Gdy w 2003 roku uczestniczyłem w uroczystości nadania tego tytułu trenerowi tysiąclecia Kazimierzowi Górskiemu, tak „po ludzku” zastanawiałem się, czy kiedykolwiek dostąpię tego zaszczytu. Dziś, kiedy Opatrzność sprawiła, że tę najwyższą godność otrzymuję w murach AWFiS w Gdańsku nasuwa się pytanie, czym zasłużyłem na ten tytuł z perspektywy mijającego czasu?

Wyrazy szczególnego podziękowania kieruję do byłego Rektora Pana Profesora Waldemara Moski, który pod koniec drugiej kadencji zainicjował nadanie mi tego tytułu. Pragnę również podziękować mojemu Promotorowi Profesorowi Piotrowi Godlewskiemu za wygłoszenie wyjątkowej laudacji i wiele ciepłych słów pod moim adresem, a Panu Rektorowi z Akademii Wychowania Fizycznego w Krakowie, Profesorowi Andrzejowi Klimkowi i byłemu Komendantowi Wojskowego Instytutu Medycyny Lotniczej w Warszawie, Panu Profesorowi Krzysztofowi Klukowskiemu, za pełne życzliwości recenzje. Dziękuję również tym, którzy odeszli od nas na zawsze: Profesorowi Wojciechowi Przybylskiemu – Rektorowi AWFiS w Gdańsku i Profesorowi Jerzemu Popiginisowi za rozpoczęcie współpracy naukowej, która trwa do dziś oraz Profesorowi Stanisławowi Kozłowskiemu, Profesor Hannie Kaciubie-Uściłko, Profesor Krystynie Nazar z Instytutu Centrum Medycyny Doświadczalnej i Klinicznej Polskiej Akademii Nauk w Warszawie, z którymi przez wiele lat współpracowałem i doskonaliłem warsztat badawczy.
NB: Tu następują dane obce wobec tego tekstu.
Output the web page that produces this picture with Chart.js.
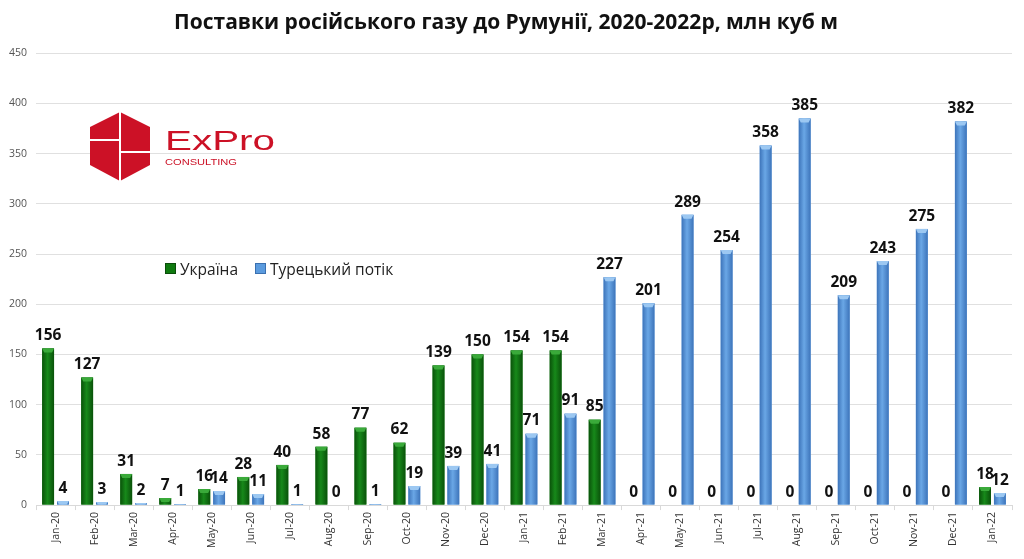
<!DOCTYPE html>
<html>
<head>
<meta charset="utf-8">
<script src="https://cdn.jsdelivr.net/npm/chart.js@4.4.1/dist/chart.umd.min.js"></script>
<style>
  html, body { margin: 0; padding: 0; background: #fff; }
  #wrap { position: relative; width: 1024px; height: 559px; }
  #legend {
    position: absolute; left: 165px; top: 258px;
    font: 15.5px "Open Sans", sans-serif; color: #222;
    display: flex; gap: 17px; align-items: center;
  }
  #legend span.box { display: inline-block; width: 9px; height: 9px; margin-right: 4px; vertical-align: 1px; }
  #logo { position: absolute; left: 88px; top: 110px; }
</style>
</head>
<body>
<div id="wrap">
  <canvas id="chart" width="1024" height="559"></canvas>
  <div id="legend">
    <div><span class="box" style="background:#0f7a0f;border:1px solid #0a4d0a"></span>Україна</div>
    <div><span class="box" style="background:#5b9bde;border:1px solid #3a70b0"></span>Турецький потік</div>
  </div>
  <svg id="logo" width="200" height="74" viewBox="0 0 200 74">
    <polygon points="32,2 62,17 62,55 32,71 2,55 2,17" fill="#cc1126"/>
    <line x1="32" y1="0" x2="32" y2="73" stroke="#fff" stroke-width="2"/>
    <line x1="0" y1="30" x2="32" y2="30" stroke="#fff" stroke-width="2"/>
    <line x1="32" y1="42" x2="64" y2="42" stroke="#fff" stroke-width="2"/>
    <text x="77" y="40" font-family="Liberation Sans, Arial, sans-serif" font-size="27" fill="#cc1126" textLength="110" lengthAdjust="spacingAndGlyphs">ExPro</text>
    <text x="77" y="55" font-family="Liberation Sans, Arial, sans-serif" font-size="9.5" fill="#cc1126" textLength="72" lengthAdjust="spacingAndGlyphs">CONSULTING</text>
  </svg>
</div>
<script>
const months = ['Jan-20','Feb-20','Mar-20','Apr-20','May-20','Jun-20','Jul-20','Aug-20','Sep-20','Oct-20','Nov-20','Dec-20',
  'Jan-21','Feb-21','Mar-21','Apr-21','May-21','Jun-21','Jul-21','Aug-21','Sep-21','Oct-21','Nov-21','Dec-21','Jan-22'];
const ukraine = [156,127,31,7,16,28,40,58,77,62,139,150,154,154,85,0,0,0,0,0,0,0,0,0,18];
const turkStream = [4,3,2,1,14,11,1,0,1,19,39,41,71,91,227,201,289,254,358,385,209,243,275,382,12];
const yTicks = [0,50,100,150,200,250,300,350,400,450];

const palettes = [
  { edge: '#0a520a', mid: '#17891a', cap: '#3aaa3a' },
  { edge: '#3d74ba', mid: '#6aa7e6', cap: '#9cc8f2' }
];

// repaint bars with a cylinder-like horizontal gradient
const barShade = {
  id: 'barShade',
  afterDatasetDraw(chart, args) {
    const ctx = chart.ctx;
    const pal = palettes[args.index];
    args.meta.data.forEach(bar => {
      const { x, y, base, width } = bar.getProps(['x', 'y', 'base', 'width'], true);
      if (base - y < 0.5) return;
      const l = x - width / 2, r = x + width / 2;
      const g = ctx.createLinearGradient(l, 0, r, 0);
      g.addColorStop(0, pal.edge);
      g.addColorStop(0.45, pal.mid);
      g.addColorStop(1, pal.edge);
      ctx.save();
      ctx.fillStyle = g;
      ctx.fillRect(l, y, width, base - y);
      const capH = Math.min(4, base - y);
      ctx.fillStyle = pal.cap;
      ctx.beginPath();
      ctx.moveTo(l, y);
      ctx.lineTo(r, y);
      ctx.lineTo(r - 2, y + capH);
      ctx.lineTo(l + 2, y + capH);
      ctx.closePath();
      ctx.fill();
      ctx.restore();
    });
  }
};

const valueLabels = {
  id: 'valueLabels',
  afterDatasetsDraw(chart) {
    const ctx = chart.ctx;
    ctx.save();
    ctx.font = 'bold 15.5px "Open Sans", sans-serif';
    ctx.fillStyle = '#111';
    ctx.textAlign = 'center';
    ctx.textBaseline = 'bottom';
    chart.data.datasets.forEach((ds, i) => {
      chart.getDatasetMeta(i).data.forEach((bar, j) => {
        ctx.fillText(String(ds.data[j]), bar.x, bar.y - 5);
      });
    });
    ctx.restore();
  }
};

new Chart(document.getElementById('chart'), {
  type: 'bar',
  data: {
    labels: months,
    datasets: [
      { label: 'Україна', data: ukraine, backgroundColor: '#17891a', categoryPercentage: 0.76, barPercentage: 0.8 },
      { label: 'Турецький потік', data: turkStream, backgroundColor: '#6aa7e6', categoryPercentage: 0.76, barPercentage: 0.8 }
    ]
  },
  options: {
    responsive: false,
    animation: false,
    layout: { padding: { left: 0, right: 12, top: 2, bottom: 9 } },
    plugins: {
      legend: { display: false },
      tooltip: { enabled: false },
      title: {
        display: true,
        text: 'Поставки російського газу до Румунії, 2020-2022р, млн куб м',
        font: { family: '"Open Sans", sans-serif', size: 21, weight: 'bold' },
        color: '#111',
        padding: { top: 8, bottom: 18 }
      }
    },
    scales: {
      x: {
        grid: { offset: true, drawOnChartArea: false, drawTicks: true, tickLength: 5, color: '#d9d9d9' },
        border: { color: '#d9d9d9' },
        ticks: { minRotation: 90, maxRotation: 90, color: '#333', font: { size: 10.5, family: '"Open Sans", sans-serif' }, padding: 2 }
      },
      y: {
        min: 0, max: 450,
        afterBuildTicks: axis => { axis.ticks = yTicks.map(v => ({ value: v })); },
        grid: { color: '#e0e0e0', drawTicks: false },
        border: { display: false },
        ticks: { color: '#555', font: { size: 10.5, family: '"Open Sans", sans-serif' }, padding: 9 }
      }
    }
  },
  plugins: [barShade, valueLabels]
});
</script>
</body>
</html>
Dziękuję Wszystkim tym, którzy w jakikolwiek sposób przyczynili się do przeprowadzenia tej wyniosłej uroczystości. Wyrazy szczególnego podziękowania kieruję do Państwa wszelkich godności, stopni i stanowisk za liczny udział w tej pięknej uroczystości. Dziękuję za to, że dzisiaj razem z Państwem mogę wspólnie świętować nadanie tak zaszczytnego tytułu. Serdecznie dziękuję moim nieżyjącym Rodzicom za dar życia i głębię wiary oraz za wyznaczenie systemu wartości, którymi należy się w życiu kierować. Dziś jest moment, żeby podziękować Rodzinie, zwłaszcza mojej wspaniałej żonie Jadwidze, za codzienną wyrozumiałość, cierpliwość i wsparcie duchowe w trudnych chwilach – bez której niczego bym nie osiągnął. Natomiast moim wspaniałym synom, Pawłowi, Grzegorzowi i Wojciechowi za wsparcie i zrozumienie mojej częstej nieobecności w domu i atmosferze ciepła rodzinnego. Na przestrzeni ostatnich czterech lat jestem szczęśliwym dziadkiem Laury i Oliwii i mam wielkie szczęście obserwować, jak odkrywają świat.